En été 1921, A. B., interné à Bellechasse, s’adresse au gouvernement fribourgeois pour demander de pouvoir bénéficier de la libération conditionnelle après avoir effectué la moitié de son temps d’internement. Il explique dans sa lettre qu’il s’est efforcé de mériter cette libération par sa «conduite irréprochable».

Base légale

Avec sa loi sur les auberges de 1919, le canton de Fribourg s’est donné une base légale lui permettant d’interner dans une maison de travail, pour une durée d’un à trois ans, ceux qui sont considérés comme des «buveurs qui causent du scandale» ou des «alcooliques dangereux». Le 1er août 1920, la maison de travail pour buveurs «La Sapinière» a ouvert ses portes au sein des Établissements de Bellechasse. C’est là que A. B. était interné.

La loi prévoyait que le directeur de la maison de travail pouvait demander au Conseil d’État la mise en liberté conditionnelle d’une personne internée lorsque celle-ci avait «donné des preuves d’amendement» et «accompli au moins la moitié de son internement».

 

Procédure

La procédure menant à une libération conditionnelle de La Sapinière était prescrite par la loi sur les auberges de 1919. La personne internée devait présenter une demande au Conseil d’État du canton de Fribourg. Le directeur de l’établissement donnait son préavis, le plus souvent en quelques lignes concises inscrites au verso de la demande. Le Conseil d’État décidait alors sur cette base si la personne internée avait donné ce qu’il attendait comme des «preuves d’amendement» et pouvait dès lors être libérée à titre conditionnel, ou si elle devait être maintenue dans l’établissement pour le reste de son internement. En cas de libération anticipée et conditionnelle, la personne était placée sous la surveillance des autorités communales jusqu’au terme de la durée d’internement prévue. Si elle ne se comportait pas comme attendu durant cette période, elle était renvoyée à La Sapinière pour y accomplir le reste de son internement.

 

Enseignements de la source

La source présentée ici montre comment la personne internée argumentait pour obtenir sa libération conditionnelle. Au regard d’autres pièces du dossier de A.B. elle permet de saisir comment cette procédure de libération conditionnelle était appliquée dans la pratique. La question reste ouverte, en revanche, de savoir comment le directeur de l’établissement et le Conseil d’État fribourgeois mesuraient si des «preuves d’amendement» avaient bien été données. Dans sa demande, A. B. indique simplement qu’il s’est toujours efforcé de mériter sa remise de peine par un «comportement irréprochable», mais ne donne pas d’exemples concrets. Le directeur, dans son préavis, déclare qu’A. B. donne entière satisfaction par son comportement et par son travail, mais là aussi, on ne trouve pas d’indications concrètes quant au comportement ou aux prestations de l’intéressé qui sont évaluées. Dans ce cas, le Conseil d’État a décidé qu’A. B. pouvait être libéré conditionnellement dès qu’il aurait effectué la moitié de son temps d’internement.
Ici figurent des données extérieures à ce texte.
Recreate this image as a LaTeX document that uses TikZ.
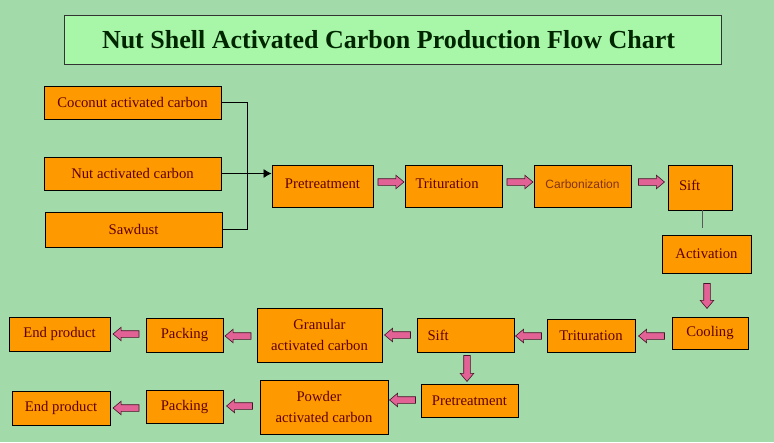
\documentclass[tikz,border=0pt]{standalone}
\usepackage{fontspec}
\setmainfont{Liberation Serif}
\newfontfamily\arialfont{Liberation Sans}
\usetikzlibrary{shapes.arrows,calc,arrows.meta}
\definecolor{bg}{RGB}{162,218,170}
\definecolor{titlebg}{RGB}{168,247,168}
\definecolor{boxor}{RGB}{255,153,0}
\definecolor{txt}{RGB}{95,0,0}
\definecolor{carbtxt}{RGB}{130,50,20}
\definecolor{pinkar}{RGB}{226,98,150}
\definecolor{pinkline}{RGB}{70,20,40}
\begin{document}
\begin{tikzpicture}[x=1pt,y=-1pt,
  box/.style={draw=black, line width=0.9pt, fill=boxor, text=txt,
    font=\fontsize{14.7}{17}\selectfont, inner sep=0pt, align=center},
  parrow/.style={single arrow, draw=pinkline, line width=0.6pt, fill=pinkar,
    minimum height=26pt, inner xsep=0pt, inner ysep=3pt,
    single arrow head extend=3.5pt, single arrow tip angle=80},
  parrowdown/.style={parrow, shape border rotate=270, inner xsep=3pt, inner ysep=0pt},
  parrowleft/.style={parrow, shape border rotate=180},
  link/.style={draw=black, line width=0.8pt}]
\fill[bg] (0,0) rectangle (774,442);
\useasboundingbox (0,0) rectangle (774,442);

% title
\node[draw=black!80, line width=0.9pt, fill=titlebg, minimum width=657pt, minimum height=49pt,
  inner sep=0pt, text=black!85!green,
  font=\bfseries\fontsize{26}{30}\selectfont] (title) at (392.5,39.5)
  {\hspace*{-8pt}Nut Shell Activated Carbon Production Flow Chart};

% raw materials
\node[box, minimum width=177pt, minimum height=33pt] (coco) at (132.5,102.5) {Coconut activated carbon};
\node[box, minimum width=177pt, minimum height=33pt] (nut) at (132.5,173.5) {Nut activated carbon};
\node[box, minimum width=177pt, minimum height=35pt] (saw) at (133.5,229.5) {Sawdust};

% top row
\node[box, minimum width=101pt, minimum height=42pt] (pre1) at (322.5,186) {\raisebox{4pt}{Pretreatment}};
\node[box, minimum width=97pt, minimum height=42pt] (trit1) at (453.5,186) {\raisebox{4pt}{\makebox[76pt][l]{Trituration}}};
\node[box, minimum width=97pt, minimum height=42pt] (carb) at (582.5,186) {\raisebox{4pt}{\arialfont\color{carbtxt}\fontsize{12}{15}\selectfont Carbonization}};
\node[box, minimum width=64pt, minimum height=45pt] (sift1) at (700,187.5) {\raisebox{5pt}{\makebox[42pt][l]{Sift}}};

% right column
\node[box, minimum width=89pt, minimum height=38pt] (act) at (706.5,254) {Activation};
\node[box, minimum width=76pt, minimum height=32pt] (cool) at (710,333) {Cooling};

% middle row
\node[box, minimum width=88pt, minimum height=33pt] (trit2) at (591,335.5) {Trituration};
\node[box, minimum width=97pt, minimum height=34pt] (sift2) at (465.5,335) {\makebox[76pt][l]{Sift}};
\node[box, minimum width=125pt, minimum height=54pt, font=\fontsize{14.7}{21}\selectfont] (gran) at (319.5,335) {Granular\\activated carbon};
\node[box, minimum width=77pt, minimum height=34pt] (pack1) at (184.5,335) {Packing};
\node[box, minimum width=101pt, minimum height=34pt] (end1) at (59.5,334) {End product};

% bottom row
\node[box, minimum width=97pt, minimum height=33pt] (pre2) at (469.5,400.5) {Pretreatment};
\node[box, minimum width=128pt, minimum height=54pt, font=\fontsize{14.7}{21}\selectfont] (pow) at (324,407) {\hspace*{-10pt}Powder\\activated carbon};
\node[box, minimum width=77pt, minimum height=33pt] (pack2) at (184.5,406.5) {Packing};
\node[box, minimum width=98pt, minimum height=34pt] (end2) at (61,408) {End product};

% black connectors
\draw[link] (coco.east) -- (coco.east -| 247,0) -- (saw.east -| 247,0) -- (saw.east);
\draw[link, -{Latex[length=8pt,width=9pt]}] (nut.east) -- (nut.east -| pre1.west);
\coordinate (siftend) at (702,228);
\draw[gray!70!black, line width=0.6pt] (sift1.south -| siftend) -- (siftend);

% pink block arrows
\node[parrow] (a1) at ($(pre1.east |- 0,182)!0.5!(trit1.west |- 0,182)$) {};
\node[parrow] (a2) at ($(trit1.east |- 0,182)!0.5!(carb.west |- 0,182)$) {};
\node[parrow] (a3) at ($(carb.east |- 0,182)!0.5!(sift1.west |- 0,182)$) {};
\node[parrowdown, minimum height=25pt] (a4) at (707,294) {};
\node[parrowleft] (a5) at ($(cool.west |- 0,336)!0.5!(trit2.east |- 0,336)$) {};
\node[parrowleft] (a6) at ($(trit2.west |- 0,336)!0.5!(sift2.east |- 0,336)$) {};
\node[parrowleft] (a7) at ($(sift2.west |- 0,335)!0.5!(gran.east |- 0,335)$) {};
\node[parrowdown] (a8) at (467,366.5) {};
\node[parrowleft] (a9) at ($(pre2.west |- 0,400)!0.5!(pow.east |- 0,400)$) {};
\node[parrowleft] (a10) at ($(gran.west |- 0,336)!0.5!(pack1.east |- 0,336)$) {};
\node[parrowleft] (a11) at ($(pack1.west |- 0,334)!0.5!(end1.east |- 0,334)$) {};
\node[parrowleft] (a12) at ($(pow.west |- 0,406)!0.5!(pack2.east |- 0,406)$) {};
\node[parrowleft] (a13) at ($(pack2.west |- 0,408)!0.5!(end2.east |- 0,408)$) {};
\end{tikzpicture}
\end{document}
Cette demande de libération conditionnelle n’est qu’un exemple. Pour tirer des enseignements sur la pratique de La Sapinière en la matière à cette époque, il faut en analyser d’autres et les comparer. Il faut aussi analyser les bases légales sur lesquelles se fonde la libération conditionnelle et leur application par les autorités.

 

M. Häsler Kristmann/Traduction

 

Indications sur la source

Demande de libération de la «Maison de travail pour buveurs La Sapinière», dans les Établissements de Bellechasse, adressée au Conseil d’État du canton de Fribourg, datée du 17 août 1921.

Cote: Archives de l’État de Fribourg (AEF/StAF): AEF DPd 2001.